■ Stored records:

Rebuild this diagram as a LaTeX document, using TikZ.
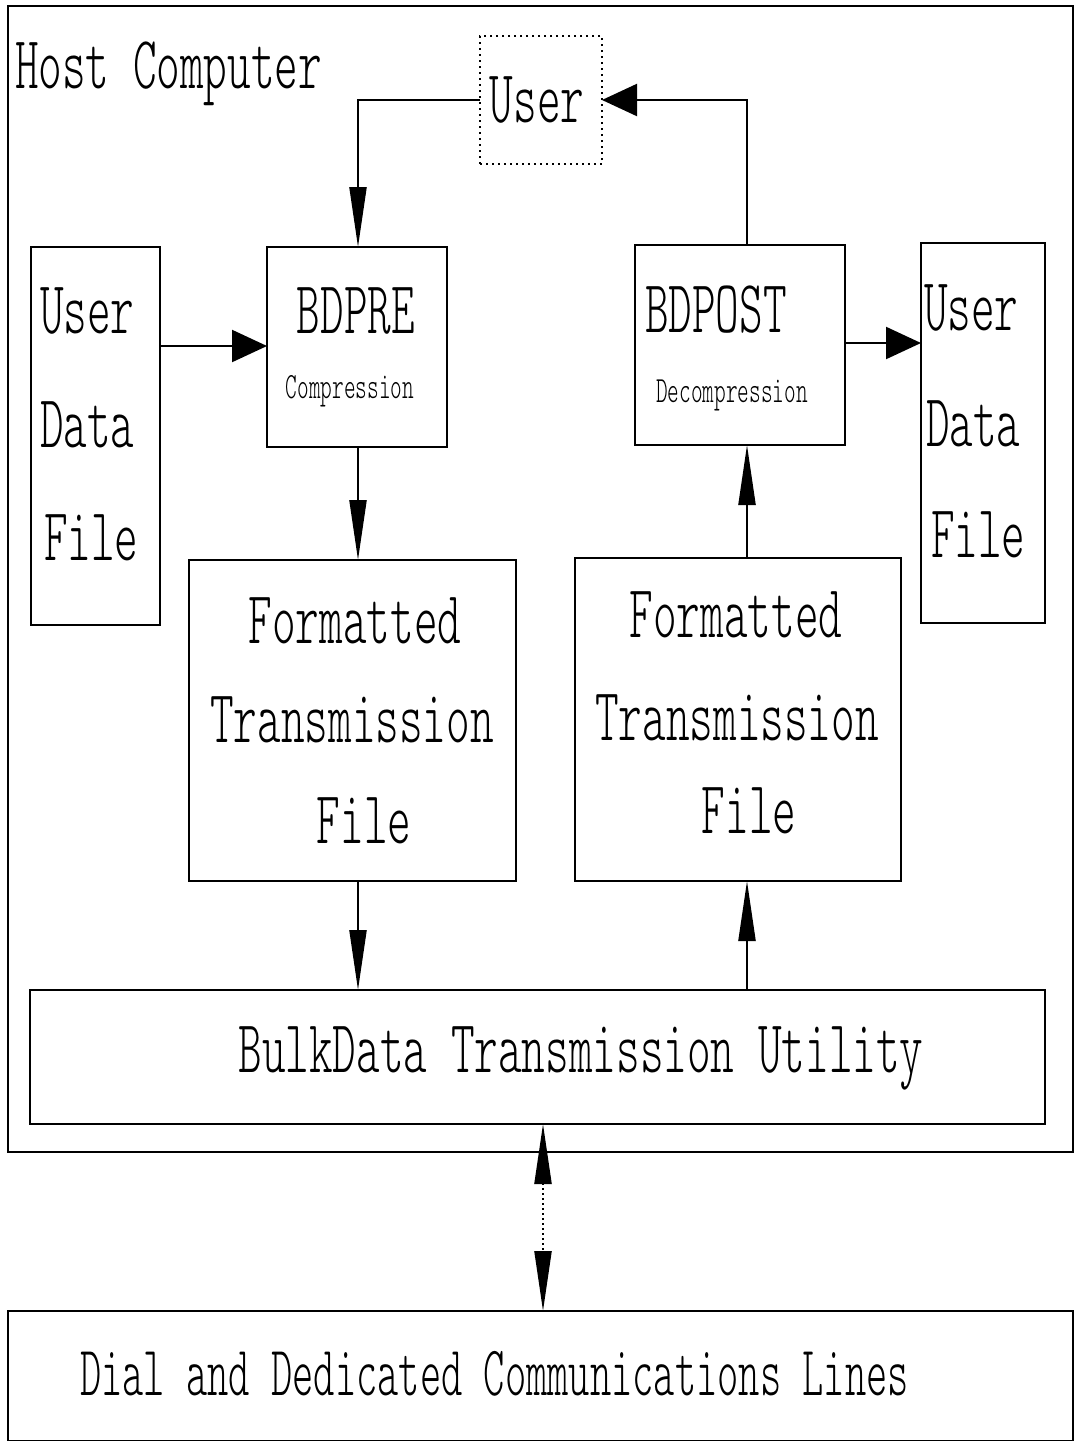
\documentclass[tikz,border=0pt]{standalone}
\usepackage{fontspec}
\usetikzlibrary{arrows.meta}
\newfontfamily\plotfont[FakeStretch=0.6]{lmmonolt10-regular.otf}
\newfontfamily\plotfontn[FakeStretch=0.57]{lmmonolt10-regular.otf}
\begin{document}
\begin{tikzpicture}[x=1pt,y=-1pt,
  box/.style={draw,line width=2pt,inner sep=0pt,outer sep=0pt,anchor=north west},
  txt/.style={inner sep=0pt,outer sep=0pt,anchor=base,font=\plotfont\fontsize{75}{75}\selectfont},
  txtw/.style={txt,anchor=base west},
  small/.style={inner sep=0pt,outer sep=0pt,anchor=base,font=\plotfont\fontsize{37}{37}\selectfont},
  conn/.style={line width=2.2pt},
  varrow/.style={conn,-{Triangle[length=60pt,width=17pt]}},
  harrow/.style={conn,-{Triangle[length=35pt,width=32pt]}},
  dotbox/.style={box,dash pattern=on 2pt off 4pt}]
\useasboundingbox (0,0) rectangle (1075,1441);
\fill[white] (0,0) rectangle (1075,1441);
% outer host box
\node[box,minimum width=1065pt,minimum height=1146pt] (host) at (8,6) {};
\node[txtw] (hostlbl) at (15,88) {Host Computer};
% user
\node[dotbox,minimum width=122pt,minimum height=128pt] (user) at (480,36) {};
\node[txt] (usertxt) at (537,122) {User};
% BDPRE
\node[box,minimum width=180pt,minimum height=200pt] (bdpre) at (267,247) {};
\node[txt] (bdpretxt) at (356,333) {BDPRE};
\node[small] (comp) at (350,398) {Compression};
% BDPOST
\node[box,minimum width=210pt,minimum height=200pt] (bdpost) at (635,245) {};
\node[txtw] (bdposttxt) at (645,332) {BDPOST};
\node[small] (decomp) at (732,402) {Decompression};
% user data files
\node[box,minimum width=129pt,minimum height=378pt] (udfL) at (31,247) {};
\node[txtw] (udfL1) at (40,333) {User};
\node[txtw] (udfL2) at (40,447) {Data};
\node[txtw] (udfL3) at (44,560) {File};
\node[box,minimum width=124pt,minimum height=380pt] (udfR) at (921,243) {};
\node[txtw] (udfR1) at (924,330) {User};
\node[txtw] (udfR2) at (926,446) {Data};
\node[txtw] (udfR3) at (931,557) {File};
% formatted transmission files
\node[box,minimum width=327pt,minimum height=321pt] (ftfL) at (189,560) {};
\node[txt] (ftfL1) at (355,643) {Formatted};
\node[txt] (ftfL2) at (352,742) {Transmission};
\node[txt] (ftfL3) at (364,843) {File};
\node[box,minimum width=326pt,minimum height=323pt] (ftfR) at (575,558) {};
\node[txt] (ftfR1) at (736,637) {Formatted};
\node[txt] (ftfR2) at (737,740) {Transmission};
\node[txt] (ftfR3) at (749,833) {File};
% bulk data
\node[box,minimum width=1015pt,minimum height=134pt] (bulk) at (30,990) {};
\node[txt] (bulktxt) at (581,1072) {BulkData Transmission Utility};
% dial
\node[box,minimum width=1065pt,minimum height=130pt] (dial) at (8,1311) {};
\node[inner sep=0pt,anchor=base west,font=\plotfontn\fontsize{71}{71}\selectfont] (dialtxt) at (80,1395) {Dial and Dedicated Communications Lines};
% helper coordinates
\coordinate (cL) at (358,0);
\coordinate (cR) at (747,0);
\coordinate (cD) at (543,0);
\coordinate (yL) at (0,346);
\coordinate (yR) at (0,343);
% connectors
\draw[varrow] (user.west) -| (bdpre.north -| cL);
\draw[harrow] (bdpost.north -| cR) |- (user.east);
\draw[harrow] (udfL.east |- yL) -- (bdpre.west |- yL);
\draw[harrow] (bdpost.east |- yR) -- (udfR.west |- yR);
\draw[varrow] (bdpre.south -| cL) -- (ftfL.north -| cL);
\draw[varrow] (ftfR.north -| cR) -- (bdpost.south -| cR);
\draw[varrow] (ftfL.south -| cL) -- (bulk.north -| cL);
\draw[varrow] (bulk.north -| cR) -- (ftfR.south -| cR);
\draw[line width=2.2pt,dash pattern=on 2pt off 3pt,{Triangle[length=60pt,width=17pt]}-{Triangle[length=60pt,width=17pt]}] (bulk.south -| cD) -- (dial.north -| cD);
\end{tikzpicture}
\end{document}
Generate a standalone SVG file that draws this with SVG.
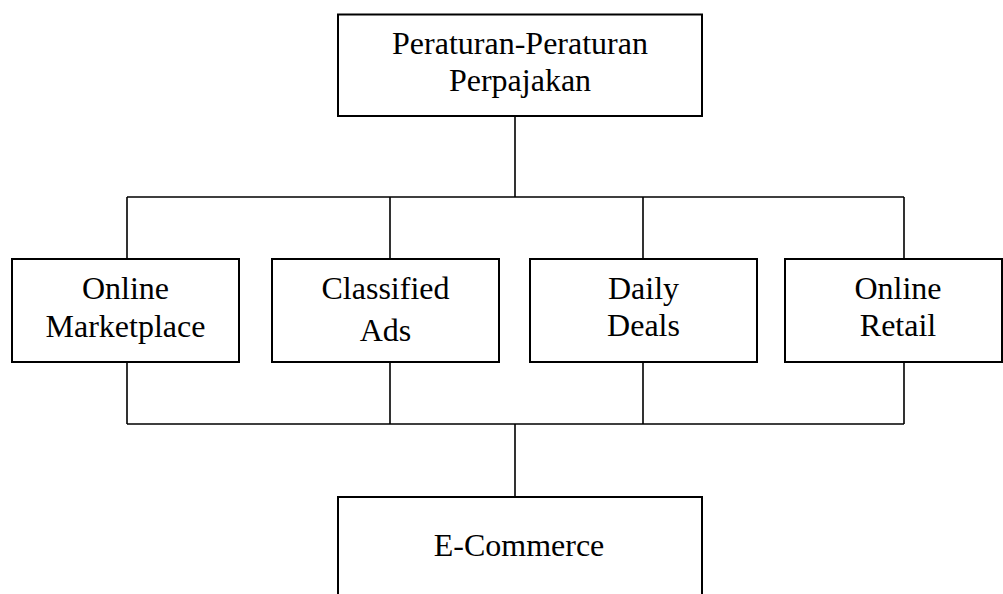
<svg xmlns="http://www.w3.org/2000/svg" width="1003" height="594" viewBox="0 0 1003 594">
<style>
.box{fill:#fff;stroke:#000;stroke-width:2}
.c{fill:none;stroke:#000;stroke-width:1.6}
text{font-family:"Liberation Serif","Times New Roman",serif;font-size:32px;fill:#000;text-anchor:middle}
</style>
<rect width="1003" height="594" fill="#fff"/>
<g id="connectors">
<path class="c" d="M515 116V197M127 197H904M127 197V259M390 197V259M643 197V259M904 197V259"/>
<path class="c" d="M127 362V424M390 362V424M643 362V424M904 362V424M127 424H904M515 424V497"/>
</g>
<g id="n-peraturan">
<rect class="box" x="338" y="14.5" width="364" height="101.5"/>
<text x="520" y="54">Peraturan-Peraturan</text>
<text x="520" y="91">Perpajakan</text>
</g>
<g id="n-marketplace">
<rect class="box" x="12" y="259" width="227" height="103"/>
<text x="125.5" y="299">Online</text>
<text x="125.5" y="336.5">Marketplace</text>
</g>
<g id="n-classified">
<rect class="box" x="272" y="259" width="227" height="103"/>
<text x="385.5" y="299">Classified</text>
<text x="385.5" y="341">Ads</text>
</g>
<g id="n-daily">
<rect class="box" x="530" y="259" width="227" height="103"/>
<text x="643.5" y="298.5">Daily</text>
<text x="643.5" y="336">Deals</text>
</g>
<g id="n-retail">
<rect class="box" x="785" y="259" width="217" height="103"/>
<text x="898" y="298.5">Online</text>
<text x="898" y="336">Retail</text>
</g>
<g id="n-ecommerce">
<rect class="box" x="338" y="497" width="364" height="120"/>
<text x="519" y="556">E-Commerce</text>
</g>
</svg>
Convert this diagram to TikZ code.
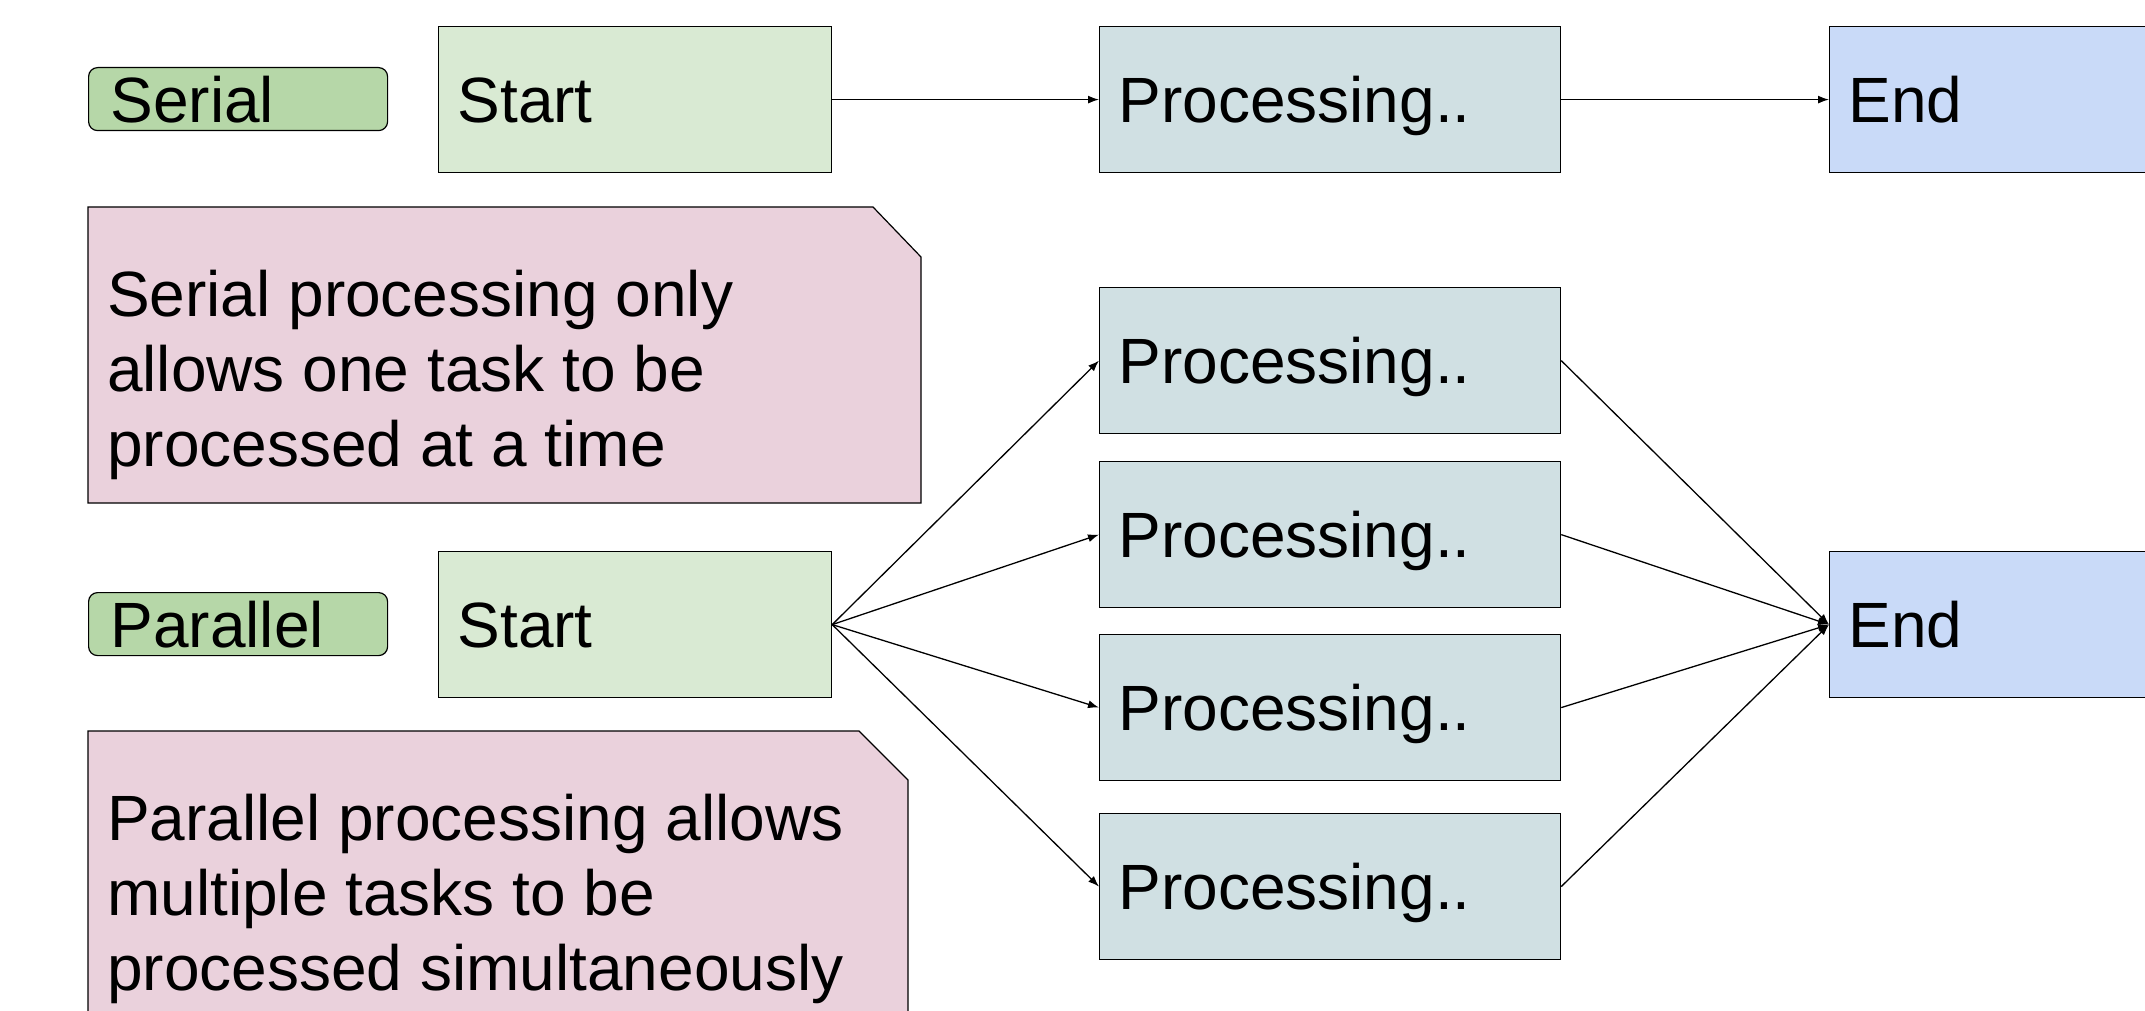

■ Exercise: Without the pictures, restate each entry exactly.

■ Expected output:
Rebuild this diagram as a LaTeX document, using TikZ.
\documentclass[tikz,border=0pt]{standalone}
\usepackage{fontspec}
\usetikzlibrary{arrows.meta}
\newfontfamily\plotfont[FakeStretch=0.6]{lmmonolt10-regular.otf}
\newfontfamily\plotfontn[FakeStretch=0.57]{lmmonolt10-regular.otf}
\begin{document}
\begin{tikzpicture}[x=1pt,y=-1pt,
  box/.style={draw,line width=2pt,inner sep=0pt,outer sep=0pt,anchor=north west},
  txt/.style={inner sep=0pt,outer sep=0pt,anchor=base,font=\plotfont\fontsize{75}{75}\selectfont},
  txtw/.style={txt,anchor=base west},
  small/.style={inner sep=0pt,outer sep=0pt,anchor=base,font=\plotfont\fontsize{37}{37}\selectfont},
  conn/.style={line width=2.2pt},
  varrow/.style={conn,-{Triangle[length=60pt,width=17pt]}},
  harrow/.style={conn,-{Triangle[length=35pt,width=32pt]}},
  dotbox/.style={box,dash pattern=on 2pt off 4pt}]
\useasboundingbox (0,0) rectangle (1075,1441);
\fill[white] (0,0) rectangle (1075,1441);
% outer host box
\node[box,minimum width=1065pt,minimum height=1146pt] (host) at (8,6) {};
\node[txtw] (hostlbl) at (15,88) {Host Computer};
% user
\node[dotbox,minimum width=122pt,minimum height=128pt] (user) at (480,36) {};
\node[txt] (usertxt) at (537,122) {User};
% BDPRE
\node[box,minimum width=180pt,minimum height=200pt] (bdpre) at (267,247) {};
\node[txt] (bdpretxt) at (356,333) {BDPRE};
\node[small] (comp) at (350,398) {Compression};
% BDPOST
\node[box,minimum width=210pt,minimum height=200pt] (bdpost) at (635,245) {};
\node[txtw] (bdposttxt) at (645,332) {BDPOST};
\node[small] (decomp) at (732,402) {Decompression};
% user data files
\node[box,minimum width=129pt,minimum height=378pt] (udfL) at (31,247) {};
\node[txtw] (udfL1) at (40,333) {User};
\node[txtw] (udfL2) at (40,447) {Data};
\node[txtw] (udfL3) at (44,560) {File};
\node[box,minimum width=124pt,minimum height=380pt] (udfR) at (921,243) {};
\node[txtw] (udfR1) at (924,330) {User};
\node[txtw] (udfR2) at (926,446) {Data};
\node[txtw] (udfR3) at (931,557) {File};
% formatted transmission files
\node[box,minimum width=327pt,minimum height=321pt] (ftfL) at (189,560) {};
\node[txt] (ftfL1) at (355,643) {Formatted};
\node[txt] (ftfL2) at (352,742) {Transmission};
\node[txt] (ftfL3) at (364,843) {File};
\node[box,minimum width=326pt,minimum height=323pt] (ftfR) at (575,558) {};
\node[txt] (ftfR1) at (736,637) {Formatted};
\node[txt] (ftfR2) at (737,740) {Transmission};
\node[txt] (ftfR3) at (749,833) {File};
% bulk data
\node[box,minimum width=1015pt,minimum height=134pt] (bulk) at (30,990) {};
\node[txt] (bulktxt) at (581,1072) {BulkData Transmission Utility};
% dial
\node[box,minimum width=1065pt,minimum height=130pt] (dial) at (8,1311) {};
\node[inner sep=0pt,anchor=base west,font=\plotfontn\fontsize{71}{71}\selectfont] (dialtxt) at (80,1395) {Dial and Dedicated Communications Lines};
% helper coordinates
\coordinate (cL) at (358,0);
\coordinate (cR) at (747,0);
\coordinate (cD) at (543,0);
\coordinate (yL) at (0,346);
\coordinate (yR) at (0,343);
% connectors
\draw[varrow] (user.west) -| (bdpre.north -| cL);
\draw[harrow] (bdpost.north -| cR) |- (user.east);
\draw[harrow] (udfL.east |- yL) -- (bdpre.west |- yL);
\draw[harrow] (bdpost.east |- yR) -- (udfR.west |- yR);
\draw[varrow] (bdpre.south -| cL) -- (ftfL.north -| cL);
\draw[varrow] (ftfR.north -| cR) -- (bdpost.south -| cR);
\draw[varrow] (ftfL.south -| cL) -- (bulk.north -| cL);
\draw[varrow] (bulk.north -| cR) -- (ftfR.south -| cR);
\draw[line width=2.2pt,dash pattern=on 2pt off 3pt,{Triangle[length=60pt,width=17pt]}-{Triangle[length=60pt,width=17pt]}] (bulk.south -| cD) -- (dial.north -| cD);
\end{tikzpicture}
\end{document}
Generate a standalone SVG file that draws this with SVG.
<svg xmlns="http://www.w3.org/2000/svg" width="1003" height="594" viewBox="0 0 1003 594">
<style>
.box{fill:#fff;stroke:#000;stroke-width:2}
.c{fill:none;stroke:#000;stroke-width:1.6}
text{font-family:"Liberation Serif","Times New Roman",serif;font-size:32px;fill:#000;text-anchor:middle}
</style>
<rect width="1003" height="594" fill="#fff"/>
<g id="connectors">
<path class="c" d="M515 116V197M127 197H904M127 197V259M390 197V259M643 197V259M904 197V259"/>
<path class="c" d="M127 362V424M390 362V424M643 362V424M904 362V424M127 424H904M515 424V497"/>
</g>
<g id="n-peraturan">
<rect class="box" x="338" y="14.5" width="364" height="101.5"/>
<text x="520" y="54">Peraturan-Peraturan</text>
<text x="520" y="91">Perpajakan</text>
</g>
<g id="n-marketplace">
<rect class="box" x="12" y="259" width="227" height="103"/>
<text x="125.5" y="299">Online</text>
<text x="125.5" y="336.5">Marketplace</text>
</g>
<g id="n-classified">
<rect class="box" x="272" y="259" width="227" height="103"/>
<text x="385.5" y="299">Classified</text>
<text x="385.5" y="341">Ads</text>
</g>
<g id="n-daily">
<rect class="box" x="530" y="259" width="227" height="103"/>
<text x="643.5" y="298.5">Daily</text>
<text x="643.5" y="336">Deals</text>
</g>
<g id="n-retail">
<rect class="box" x="785" y="259" width="217" height="103"/>
<text x="898" y="298.5">Online</text>
<text x="898" y="336">Retail</text>
</g>
<g id="n-ecommerce">
<rect class="box" x="338" y="497" width="364" height="120"/>
<text x="519" y="556">E-Commerce</text>
</g>
</svg>
Convert this diagram to TikZ code.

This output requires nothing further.